What is expected – Please, without the pictures, retype exactly the lines from the start of the material through the line that holds "from matplotlib.transforms import offset_copy".

### Stored data ###

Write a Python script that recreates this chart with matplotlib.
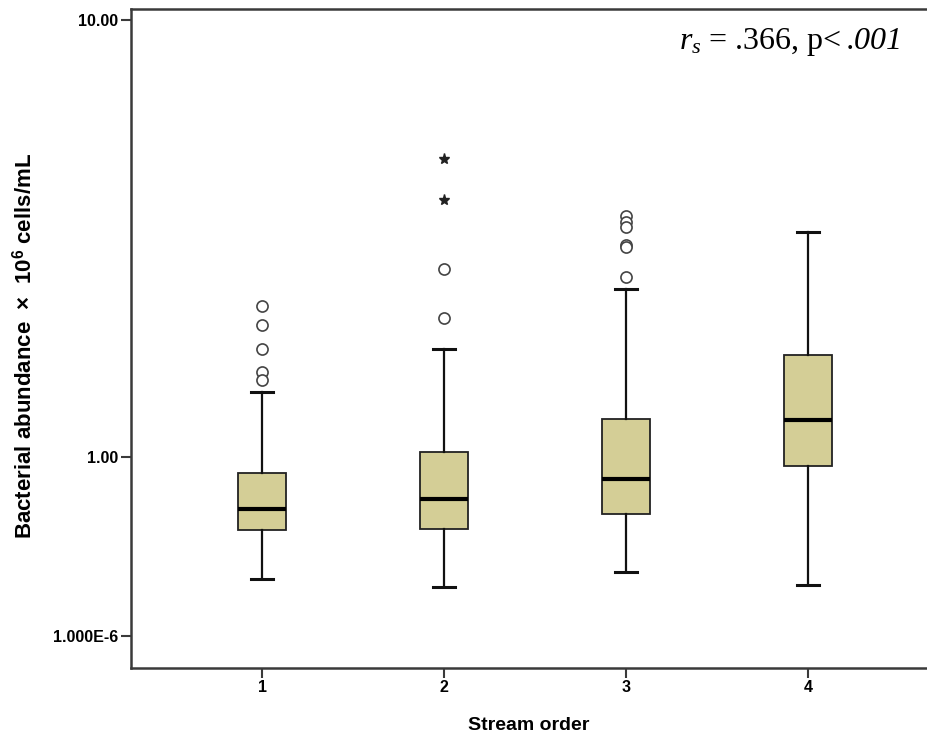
import matplotlib.pyplot as plt
from matplotlib.transforms import offset_copy

# values (x 10^6 cells/mL)
orders = [1, 2, 3, 4]
q1 = [0.681, 0.684, 0.741, 0.954]
median = [0.760, 0.801, 0.890, 1.215]
q3 = [0.919, 1.027, 1.22, 1.71]
whisker_low = [0.526, 0.504, 0.545, 0.509]
whisker_high = [1.41, 1.77, 2.42, 3.27]
outliers = [
    [2.22, 2.01, 1.77, 1.565, 1.50],
    [2.69, 2.08],
    [3.56, 3.45, 3.36, 3.06, 3.02, 2.58],
    [],
]
extremes = [[], [4.81, 3.87], [], []]

y_ticks = [10.0, 1.0, 0.39]
y_tick_labels = ["10.00", "1.00", "1.000E-6"]

box_color = "#d4ce96"
spine_color = "#3a3a3a"

plt.rcParams["mathtext.fontset"] = "custom"
plt.rcParams["mathtext.rm"] = "Liberation Serif"
plt.rcParams["mathtext.it"] = "Liberation Serif:italic"
plt.rcParams["mathtext.bf"] = "Liberation Sans:bold"

fig = plt.figure(figsize=(9.28, 7.44), dpi=100)
ax = fig.add_axes([0.1412, 0.1022, 0.8588, 0.8857])

stats = []
for i in range(len(orders)):
    stats.append(dict(med=median[i], q1=q1[i], q3=q3[i],
                      whislo=whisker_low[i], whishi=whisker_high[i],
                      fliers=outliers[i]))

ax.bxp(stats, positions=orders, widths=0.26, patch_artist=True,
       boxprops=dict(facecolor=box_color, edgecolor="#222222", linewidth=1.3),
       medianprops=dict(color="black", linewidth=3),
       whiskerprops=dict(color="#111111", linewidth=1.6),
       capprops=dict(color="#111111", linewidth=2.2),
       capwidths=0.12,
       flierprops=dict(marker="o", markersize=8, markerfacecolor="white",
                       markeredgecolor="#444444", markeredgewidth=1.2))

for pos, vals in zip(orders, extremes):
    if vals:
        ax.plot([pos] * len(vals), vals, linestyle="none", marker="*",
                markersize=8, color="#222222")

ax.set_yscale("log")
ax.set_xlim(0.28, 4.659)
ax.set_ylim(0.329, 10.6)

ax.set_yticks(y_ticks)
ax.set_yticklabels(y_tick_labels)
ax.yaxis.set_minor_locator(plt.NullLocator())
ax.set_xticks(orders)
ax.set_xticklabels([str(o) for o in orders])

for lab in ax.get_xticklabels() + ax.get_yticklabels():
    lab.set_fontfamily("Liberation Sans")
    lab.set_fontweight("bold")
    lab.set_fontsize(11.5)

ax.tick_params(axis="both", direction="out", length=7, width=1.5,
               color=spine_color, pad=2)

for side in ["left", "bottom", "top"]:
    ax.spines[side].set_color(spine_color)
    ax.spines[side].set_linewidth(1.8)
ax.spines["right"].set_visible(False)

fig.text(0.570, 0.014, "Stream order", ha="center", va="bottom",
         fontfamily="Liberation Sans", fontweight="bold", fontsize=14)
fig.text(0.026, 0.535, "Bacterial abundance  \u00d7  10$^{\\mathbf{6}}$ cells/mL",
         rotation=90, ha="center", va="center",
         fontfamily="Liberation Sans", fontweight="bold", fontsize=16)

# statistic: italic ".001" at the right, the rest placed just left of it
t_p = ax.text(0.9686, 0.94, ".001", transform=ax.transAxes,
              ha="right", va="baseline", fontfamily="Liberation Serif",
              fontstyle="italic", fontsize=23)
renderer = fig.canvas.get_renderer()
w = t_p.get_window_extent(renderer).width
ax.text(0.9686, 0.94, r"$r_s$ = .366, p< ",
        transform=offset_copy(ax.transAxes, fig=fig, x=-w - 4, y=0, units="dots"),
        ha="right", va="baseline", fontfamily="Liberation Serif", fontsize=23)

plt.savefig("out.png", dpi=100)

###

The response –
Write a Python script that recreates this chart with matplotlib.
import matplotlib.pyplot as plt
from matplotlib.transforms import offset_copy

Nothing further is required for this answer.